■ What the exercise asks ■
Retype the data exactly, from its first line to the line containing "from bokeh.resources import INLINE", including both, and skip any picture.
════════════════
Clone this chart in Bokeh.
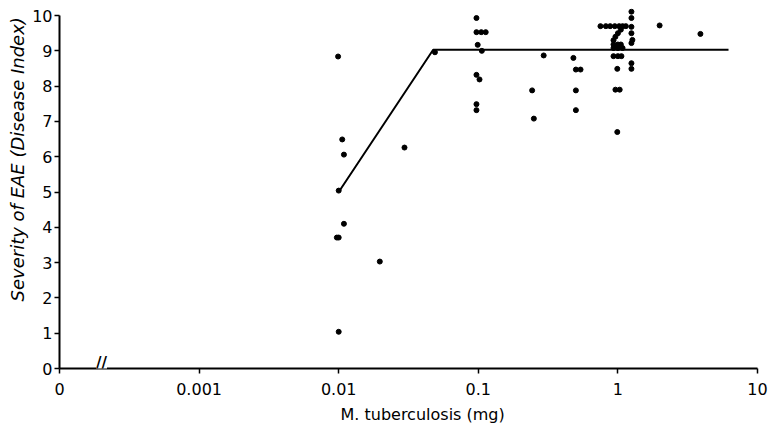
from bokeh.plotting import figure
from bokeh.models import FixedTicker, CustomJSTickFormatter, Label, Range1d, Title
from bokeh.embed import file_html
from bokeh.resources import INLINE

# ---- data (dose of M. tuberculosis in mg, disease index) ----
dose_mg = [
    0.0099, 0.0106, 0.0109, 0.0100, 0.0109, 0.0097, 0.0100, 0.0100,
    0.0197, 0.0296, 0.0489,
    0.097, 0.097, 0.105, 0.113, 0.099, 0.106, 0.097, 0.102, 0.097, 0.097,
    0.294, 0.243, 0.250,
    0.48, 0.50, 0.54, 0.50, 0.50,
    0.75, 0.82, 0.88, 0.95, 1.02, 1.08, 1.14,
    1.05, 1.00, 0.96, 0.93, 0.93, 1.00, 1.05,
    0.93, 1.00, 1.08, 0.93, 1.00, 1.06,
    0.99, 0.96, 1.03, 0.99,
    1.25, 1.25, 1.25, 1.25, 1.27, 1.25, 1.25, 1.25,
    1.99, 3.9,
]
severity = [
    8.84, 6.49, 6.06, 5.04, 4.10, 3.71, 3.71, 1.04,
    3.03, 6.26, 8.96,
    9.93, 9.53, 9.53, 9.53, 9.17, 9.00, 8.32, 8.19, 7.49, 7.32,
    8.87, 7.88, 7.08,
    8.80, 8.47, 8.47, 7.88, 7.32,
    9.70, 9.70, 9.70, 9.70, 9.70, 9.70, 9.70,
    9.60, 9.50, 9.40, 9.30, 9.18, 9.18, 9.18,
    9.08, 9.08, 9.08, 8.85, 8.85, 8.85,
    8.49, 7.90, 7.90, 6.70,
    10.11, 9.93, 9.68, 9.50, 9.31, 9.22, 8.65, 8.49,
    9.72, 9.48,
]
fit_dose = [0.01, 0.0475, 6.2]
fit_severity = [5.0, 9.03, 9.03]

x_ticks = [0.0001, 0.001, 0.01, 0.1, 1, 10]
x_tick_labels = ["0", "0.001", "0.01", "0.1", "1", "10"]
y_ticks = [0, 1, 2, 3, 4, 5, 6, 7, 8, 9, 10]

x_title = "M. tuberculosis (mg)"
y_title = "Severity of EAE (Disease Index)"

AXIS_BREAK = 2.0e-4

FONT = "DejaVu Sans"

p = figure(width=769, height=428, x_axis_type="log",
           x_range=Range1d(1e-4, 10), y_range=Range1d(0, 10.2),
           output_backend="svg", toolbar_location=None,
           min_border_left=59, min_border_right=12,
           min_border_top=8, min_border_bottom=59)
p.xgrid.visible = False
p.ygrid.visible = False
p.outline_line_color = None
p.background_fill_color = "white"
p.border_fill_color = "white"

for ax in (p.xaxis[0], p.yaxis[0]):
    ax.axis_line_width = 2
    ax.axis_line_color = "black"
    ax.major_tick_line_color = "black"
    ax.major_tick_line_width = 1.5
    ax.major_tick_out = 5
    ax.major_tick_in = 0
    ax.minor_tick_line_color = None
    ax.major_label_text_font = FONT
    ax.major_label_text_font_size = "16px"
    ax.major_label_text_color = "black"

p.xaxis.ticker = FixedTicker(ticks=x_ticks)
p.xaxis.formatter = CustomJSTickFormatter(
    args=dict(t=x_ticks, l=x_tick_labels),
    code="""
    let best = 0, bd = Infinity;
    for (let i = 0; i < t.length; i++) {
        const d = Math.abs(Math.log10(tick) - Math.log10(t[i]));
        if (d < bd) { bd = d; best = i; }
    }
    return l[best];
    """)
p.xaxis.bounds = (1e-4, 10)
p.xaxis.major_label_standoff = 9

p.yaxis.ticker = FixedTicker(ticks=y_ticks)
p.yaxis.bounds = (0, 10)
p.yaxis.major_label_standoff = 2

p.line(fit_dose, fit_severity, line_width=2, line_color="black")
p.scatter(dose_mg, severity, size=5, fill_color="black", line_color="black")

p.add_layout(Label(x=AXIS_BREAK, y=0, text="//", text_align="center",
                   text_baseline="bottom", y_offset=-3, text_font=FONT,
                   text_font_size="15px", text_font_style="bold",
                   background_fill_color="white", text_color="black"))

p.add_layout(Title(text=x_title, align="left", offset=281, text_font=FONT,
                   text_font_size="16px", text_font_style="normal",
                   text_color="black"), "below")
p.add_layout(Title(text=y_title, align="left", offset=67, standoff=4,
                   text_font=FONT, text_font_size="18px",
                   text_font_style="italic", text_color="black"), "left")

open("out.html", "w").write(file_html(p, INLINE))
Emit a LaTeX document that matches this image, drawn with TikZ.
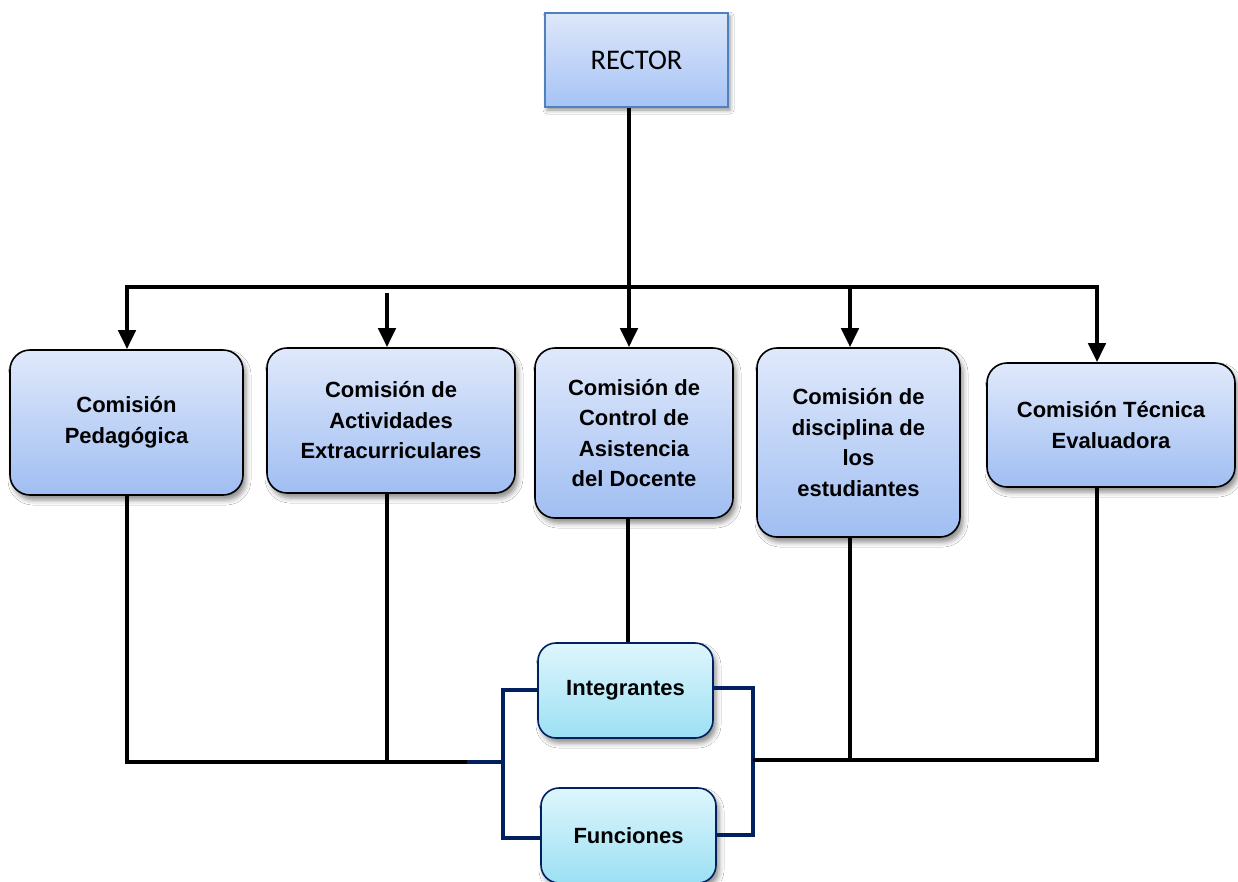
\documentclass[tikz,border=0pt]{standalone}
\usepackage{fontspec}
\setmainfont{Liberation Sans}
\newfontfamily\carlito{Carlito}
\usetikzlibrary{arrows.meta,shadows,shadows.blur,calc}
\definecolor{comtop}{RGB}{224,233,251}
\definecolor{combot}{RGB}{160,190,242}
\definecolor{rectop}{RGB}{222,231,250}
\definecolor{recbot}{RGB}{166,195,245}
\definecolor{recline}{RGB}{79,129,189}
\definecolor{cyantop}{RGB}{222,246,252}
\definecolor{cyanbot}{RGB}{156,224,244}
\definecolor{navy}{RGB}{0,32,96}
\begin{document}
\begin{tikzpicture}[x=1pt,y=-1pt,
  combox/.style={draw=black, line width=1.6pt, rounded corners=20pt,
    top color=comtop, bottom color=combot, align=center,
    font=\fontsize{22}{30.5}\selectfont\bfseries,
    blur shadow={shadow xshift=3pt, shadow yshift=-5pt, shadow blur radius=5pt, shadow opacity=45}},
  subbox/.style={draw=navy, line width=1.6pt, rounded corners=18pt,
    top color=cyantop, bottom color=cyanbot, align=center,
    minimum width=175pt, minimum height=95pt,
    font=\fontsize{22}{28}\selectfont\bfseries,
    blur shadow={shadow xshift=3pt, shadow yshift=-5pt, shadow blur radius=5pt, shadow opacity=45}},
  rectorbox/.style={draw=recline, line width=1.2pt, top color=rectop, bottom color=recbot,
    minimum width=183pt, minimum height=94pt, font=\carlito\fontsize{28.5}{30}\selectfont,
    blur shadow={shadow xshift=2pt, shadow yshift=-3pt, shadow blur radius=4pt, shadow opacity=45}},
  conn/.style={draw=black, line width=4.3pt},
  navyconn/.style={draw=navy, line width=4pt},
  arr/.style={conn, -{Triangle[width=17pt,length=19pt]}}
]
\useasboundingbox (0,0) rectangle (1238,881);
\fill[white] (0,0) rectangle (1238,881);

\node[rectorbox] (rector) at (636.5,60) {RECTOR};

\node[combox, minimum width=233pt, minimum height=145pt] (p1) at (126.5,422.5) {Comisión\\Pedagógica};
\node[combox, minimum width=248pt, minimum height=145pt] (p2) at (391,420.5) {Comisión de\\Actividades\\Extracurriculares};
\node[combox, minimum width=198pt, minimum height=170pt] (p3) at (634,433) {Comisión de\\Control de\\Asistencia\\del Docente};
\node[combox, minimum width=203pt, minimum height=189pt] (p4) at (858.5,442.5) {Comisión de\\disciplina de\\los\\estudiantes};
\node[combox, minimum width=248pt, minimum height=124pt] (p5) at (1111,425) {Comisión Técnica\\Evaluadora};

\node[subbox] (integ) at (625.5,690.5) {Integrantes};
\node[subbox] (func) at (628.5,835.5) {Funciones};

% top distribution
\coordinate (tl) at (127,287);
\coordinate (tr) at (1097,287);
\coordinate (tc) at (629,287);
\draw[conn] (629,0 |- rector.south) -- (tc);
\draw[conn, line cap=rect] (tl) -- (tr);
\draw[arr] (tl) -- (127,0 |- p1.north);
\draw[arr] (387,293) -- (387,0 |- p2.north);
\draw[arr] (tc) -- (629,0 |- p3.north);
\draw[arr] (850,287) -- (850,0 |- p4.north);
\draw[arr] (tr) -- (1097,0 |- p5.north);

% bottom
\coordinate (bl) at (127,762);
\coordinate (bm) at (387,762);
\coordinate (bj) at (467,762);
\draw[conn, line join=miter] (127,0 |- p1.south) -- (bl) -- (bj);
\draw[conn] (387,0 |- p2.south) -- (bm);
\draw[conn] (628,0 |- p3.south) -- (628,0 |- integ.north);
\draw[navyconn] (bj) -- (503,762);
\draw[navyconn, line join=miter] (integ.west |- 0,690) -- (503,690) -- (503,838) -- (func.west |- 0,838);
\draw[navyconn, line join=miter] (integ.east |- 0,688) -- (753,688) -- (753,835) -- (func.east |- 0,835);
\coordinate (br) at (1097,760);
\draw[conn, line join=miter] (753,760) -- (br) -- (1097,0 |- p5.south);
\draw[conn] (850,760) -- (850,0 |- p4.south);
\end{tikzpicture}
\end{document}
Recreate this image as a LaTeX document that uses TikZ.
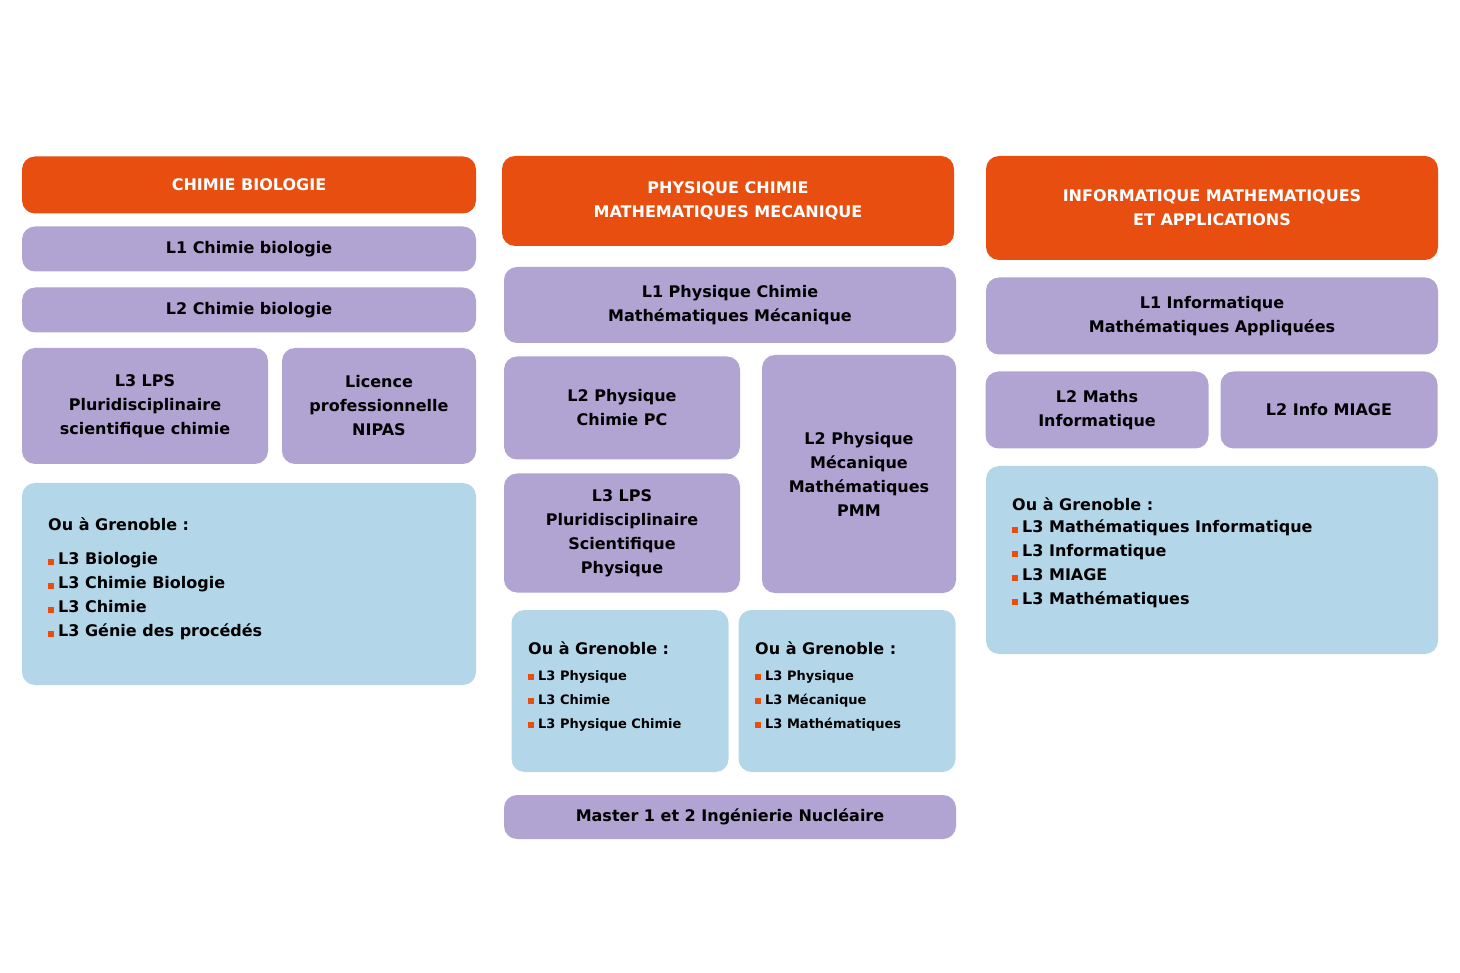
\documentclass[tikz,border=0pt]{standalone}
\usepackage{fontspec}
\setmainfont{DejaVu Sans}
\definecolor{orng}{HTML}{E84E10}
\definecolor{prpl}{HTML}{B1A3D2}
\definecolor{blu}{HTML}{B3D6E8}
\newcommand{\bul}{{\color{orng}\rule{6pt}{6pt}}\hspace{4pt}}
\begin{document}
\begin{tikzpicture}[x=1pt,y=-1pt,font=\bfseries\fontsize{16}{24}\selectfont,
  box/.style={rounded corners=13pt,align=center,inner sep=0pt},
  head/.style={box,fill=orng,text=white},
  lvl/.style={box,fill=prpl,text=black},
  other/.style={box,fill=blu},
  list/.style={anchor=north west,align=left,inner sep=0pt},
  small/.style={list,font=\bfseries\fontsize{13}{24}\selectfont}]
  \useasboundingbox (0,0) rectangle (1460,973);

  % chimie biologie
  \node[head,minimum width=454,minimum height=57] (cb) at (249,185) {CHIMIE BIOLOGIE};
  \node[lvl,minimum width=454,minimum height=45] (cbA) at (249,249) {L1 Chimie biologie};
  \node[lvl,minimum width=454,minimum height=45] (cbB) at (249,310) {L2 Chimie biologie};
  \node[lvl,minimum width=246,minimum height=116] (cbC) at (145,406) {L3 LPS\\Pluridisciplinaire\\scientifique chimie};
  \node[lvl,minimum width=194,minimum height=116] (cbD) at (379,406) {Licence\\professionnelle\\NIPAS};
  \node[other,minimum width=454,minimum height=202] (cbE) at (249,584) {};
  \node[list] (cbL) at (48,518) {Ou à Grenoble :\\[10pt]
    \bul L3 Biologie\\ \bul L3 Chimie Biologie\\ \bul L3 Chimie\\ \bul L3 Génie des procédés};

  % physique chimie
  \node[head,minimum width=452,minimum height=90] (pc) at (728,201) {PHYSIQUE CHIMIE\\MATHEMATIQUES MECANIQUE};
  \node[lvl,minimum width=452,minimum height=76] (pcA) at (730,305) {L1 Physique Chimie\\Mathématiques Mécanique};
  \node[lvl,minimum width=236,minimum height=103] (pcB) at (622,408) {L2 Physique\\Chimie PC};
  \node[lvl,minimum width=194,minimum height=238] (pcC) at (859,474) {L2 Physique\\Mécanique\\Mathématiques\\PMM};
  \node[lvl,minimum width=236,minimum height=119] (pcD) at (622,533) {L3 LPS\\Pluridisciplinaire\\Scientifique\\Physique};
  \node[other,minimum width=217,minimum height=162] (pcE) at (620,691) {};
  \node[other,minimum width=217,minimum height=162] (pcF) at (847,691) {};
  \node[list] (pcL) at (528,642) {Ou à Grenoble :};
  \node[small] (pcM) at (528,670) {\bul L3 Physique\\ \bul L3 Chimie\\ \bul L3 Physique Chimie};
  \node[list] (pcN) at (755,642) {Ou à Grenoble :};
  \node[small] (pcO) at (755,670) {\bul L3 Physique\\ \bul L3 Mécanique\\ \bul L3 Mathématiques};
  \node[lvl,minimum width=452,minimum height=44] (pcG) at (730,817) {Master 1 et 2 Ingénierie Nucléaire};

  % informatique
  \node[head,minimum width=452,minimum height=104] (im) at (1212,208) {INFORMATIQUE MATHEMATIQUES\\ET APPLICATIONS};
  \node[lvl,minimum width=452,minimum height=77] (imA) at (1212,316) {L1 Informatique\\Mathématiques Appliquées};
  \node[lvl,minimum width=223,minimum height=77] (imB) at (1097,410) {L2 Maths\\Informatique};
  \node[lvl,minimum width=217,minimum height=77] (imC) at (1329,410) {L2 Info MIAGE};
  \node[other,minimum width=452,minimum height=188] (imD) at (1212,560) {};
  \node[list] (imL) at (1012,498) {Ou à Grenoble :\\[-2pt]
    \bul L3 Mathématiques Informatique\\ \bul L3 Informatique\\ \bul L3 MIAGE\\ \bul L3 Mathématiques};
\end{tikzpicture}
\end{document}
════════════════
■ The response ■
Clone this chart in Bokeh.
from bokeh.plotting import figure
from bokeh.models import FixedTicker, CustomJSTickFormatter, Label, Range1d, Title
from bokeh.embed import file_html
from bokeh.resources import INLINE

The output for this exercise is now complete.